### Data provided

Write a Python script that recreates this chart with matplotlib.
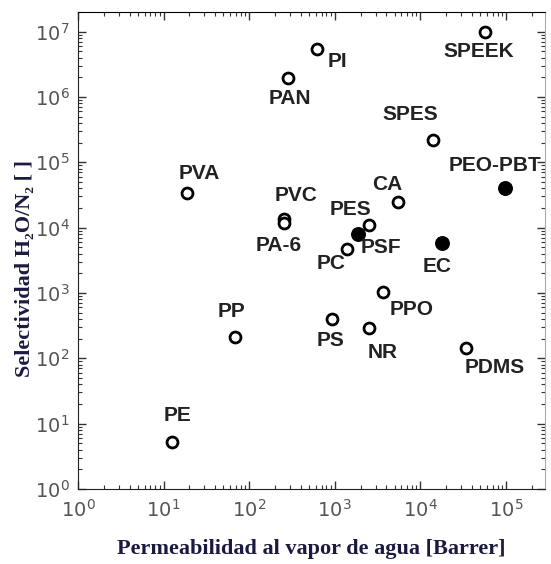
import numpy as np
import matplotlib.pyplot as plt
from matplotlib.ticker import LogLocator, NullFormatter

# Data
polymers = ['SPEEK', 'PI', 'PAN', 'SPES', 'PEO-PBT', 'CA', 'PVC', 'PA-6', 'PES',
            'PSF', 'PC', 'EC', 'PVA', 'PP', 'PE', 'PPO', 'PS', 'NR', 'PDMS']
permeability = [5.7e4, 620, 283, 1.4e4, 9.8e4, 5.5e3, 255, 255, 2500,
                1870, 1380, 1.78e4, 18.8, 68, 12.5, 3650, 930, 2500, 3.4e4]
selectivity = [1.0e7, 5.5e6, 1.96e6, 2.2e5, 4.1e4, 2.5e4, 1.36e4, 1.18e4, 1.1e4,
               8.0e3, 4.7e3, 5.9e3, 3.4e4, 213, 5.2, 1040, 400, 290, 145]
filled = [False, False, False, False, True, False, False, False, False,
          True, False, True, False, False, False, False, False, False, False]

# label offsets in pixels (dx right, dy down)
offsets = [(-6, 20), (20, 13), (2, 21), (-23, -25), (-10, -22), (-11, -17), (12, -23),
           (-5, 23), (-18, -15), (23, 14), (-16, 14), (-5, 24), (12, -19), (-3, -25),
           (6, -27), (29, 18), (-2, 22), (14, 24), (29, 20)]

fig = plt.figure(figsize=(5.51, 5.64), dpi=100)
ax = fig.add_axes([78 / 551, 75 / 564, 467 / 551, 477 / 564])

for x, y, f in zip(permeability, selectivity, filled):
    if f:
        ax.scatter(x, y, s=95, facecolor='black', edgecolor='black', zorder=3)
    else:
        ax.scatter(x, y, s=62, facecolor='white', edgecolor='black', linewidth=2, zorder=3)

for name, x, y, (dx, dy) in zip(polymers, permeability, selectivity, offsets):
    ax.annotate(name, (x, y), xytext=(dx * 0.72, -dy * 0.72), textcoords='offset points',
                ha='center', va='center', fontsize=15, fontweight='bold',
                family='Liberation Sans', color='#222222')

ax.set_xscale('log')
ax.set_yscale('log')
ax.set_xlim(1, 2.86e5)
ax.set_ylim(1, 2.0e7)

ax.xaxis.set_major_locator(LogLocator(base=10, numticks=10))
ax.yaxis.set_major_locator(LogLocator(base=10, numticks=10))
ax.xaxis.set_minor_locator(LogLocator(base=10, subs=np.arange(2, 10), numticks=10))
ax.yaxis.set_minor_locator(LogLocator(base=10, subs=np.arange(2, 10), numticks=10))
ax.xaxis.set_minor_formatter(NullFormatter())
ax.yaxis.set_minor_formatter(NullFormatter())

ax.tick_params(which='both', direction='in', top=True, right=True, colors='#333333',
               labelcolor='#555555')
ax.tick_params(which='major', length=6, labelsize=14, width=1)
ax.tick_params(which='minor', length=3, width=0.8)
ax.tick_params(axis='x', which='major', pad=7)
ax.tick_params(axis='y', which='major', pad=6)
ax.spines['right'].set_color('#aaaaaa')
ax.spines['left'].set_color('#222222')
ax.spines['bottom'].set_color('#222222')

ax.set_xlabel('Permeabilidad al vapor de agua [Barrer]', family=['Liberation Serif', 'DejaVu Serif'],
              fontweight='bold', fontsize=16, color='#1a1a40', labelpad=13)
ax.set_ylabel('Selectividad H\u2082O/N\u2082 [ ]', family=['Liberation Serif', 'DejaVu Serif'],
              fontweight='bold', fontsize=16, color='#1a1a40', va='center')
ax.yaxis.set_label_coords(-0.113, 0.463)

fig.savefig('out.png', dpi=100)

######

Pictures are excluded; extract exactly the lines from the start of the data through the line that holds "from matplotlib.ticker import", both ends included.

Reply to the exercise →
Write a Python script that recreates this chart with matplotlib.
import numpy as np
import matplotlib.pyplot as plt
from matplotlib.ticker import LogLocator, NullFormatter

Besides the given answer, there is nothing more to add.